An Israeli official said the US reaction was to be expected, as Washington needed to obtain the largest support possible to deal with Iraq.

"Israel will continue the operation until its aims are achieved," the official said. "Either Arafat leaves his headquarters or the terrorists holed up there hand themselves over."

The Security Council said it was "gravely concerned at the reoccupation" of Arafat's headquarters" and demanded its immediate end.

Deputy US ambassador to the UN James Cunningham said he abstained because the resolution failed to explicitly condemn Palestinian suicide bombings, but did not say why he refrained from vetoing it.

The spectacular bulldozing of every building around Arafat's office, leaving the 73-year-old stranded in a few rooms, has prompted a barrage of international criticism.

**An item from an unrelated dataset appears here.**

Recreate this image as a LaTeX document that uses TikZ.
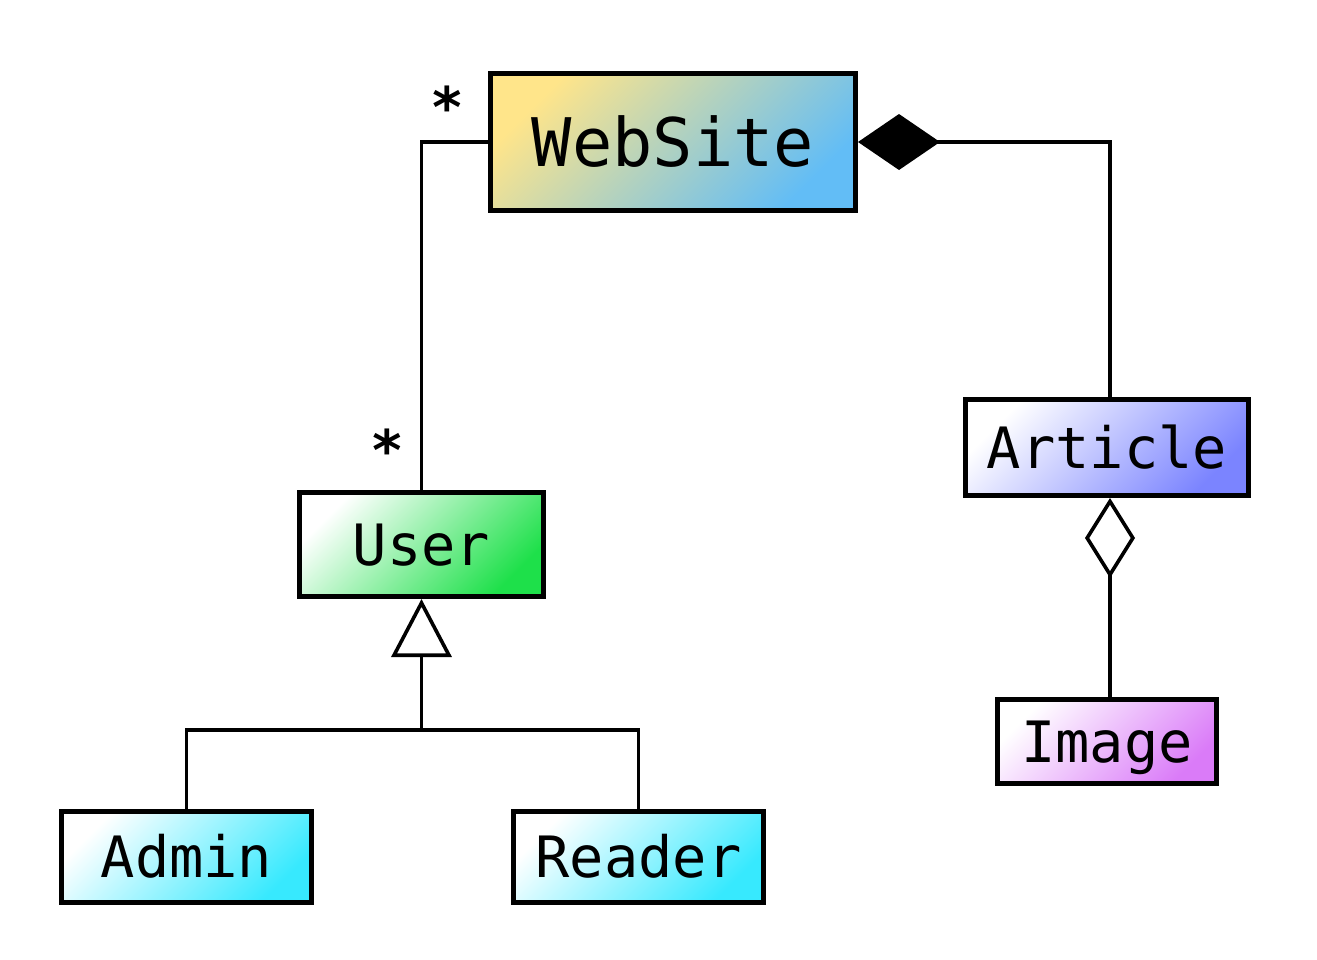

The resolution also demanded "the expeditious withdrawal of the Israeli occupying forces from Palestinian cities towards the return to the positions held prior to September 2000", when the Palestinian uprising broke out.

Pope John Paul II added his weight to calls for lifting the Ramallah siege and "the suspension of all actions which compromise the already faint hopes for peace in the region".

British Prime Minister Tony Blair proposed a new international conference on the Middle East peace process, stressing the need for political reform of the Palestinian Authority and a security infrastructure to stop attacks on Israelis.

The row over the siege blew up as Israeli troops launched one of their biggest incursions yet in the hunt for suspected militants in the Gaza Strip, killing nine people, six of them civilians, according to Palestinian officials.

More than 80 armoured vehicles, backed by helicopters, stormed into Gaza City early Tuesday, sparking gun battles which lasted five hours.

The dead also included militants from the Islamist Hamas group and Al-Aqsa Martyrs Brigades, a radical armed offshoot of Arafat's mainstream Fatah movement, both responsible for killing dozens of Israelis.

The army reported no Israeli casualties and said it achieved its "triple objective": to destroy the home of a wanted militant and metal workshops which Israel suspects are being used to make rockets and mortars, and to "kill armed elements who opened fire" on its troops.

Around 30,000 people turned out for the funeral of the nine Palestinians killed, shouting for revenge against Israel and firing assault rifles in the air.

In Ramallah, Israeli troops late Tuesday fired shots into the air to break up a rally of around 200 Palestinians who headed toward Arafat's besieged compound.

A refrigerator truck was also seen entering and leaving the compound, apparently delivering food to those trapped inside, while a truck delivered what appeared to be a generator and eight spotlights.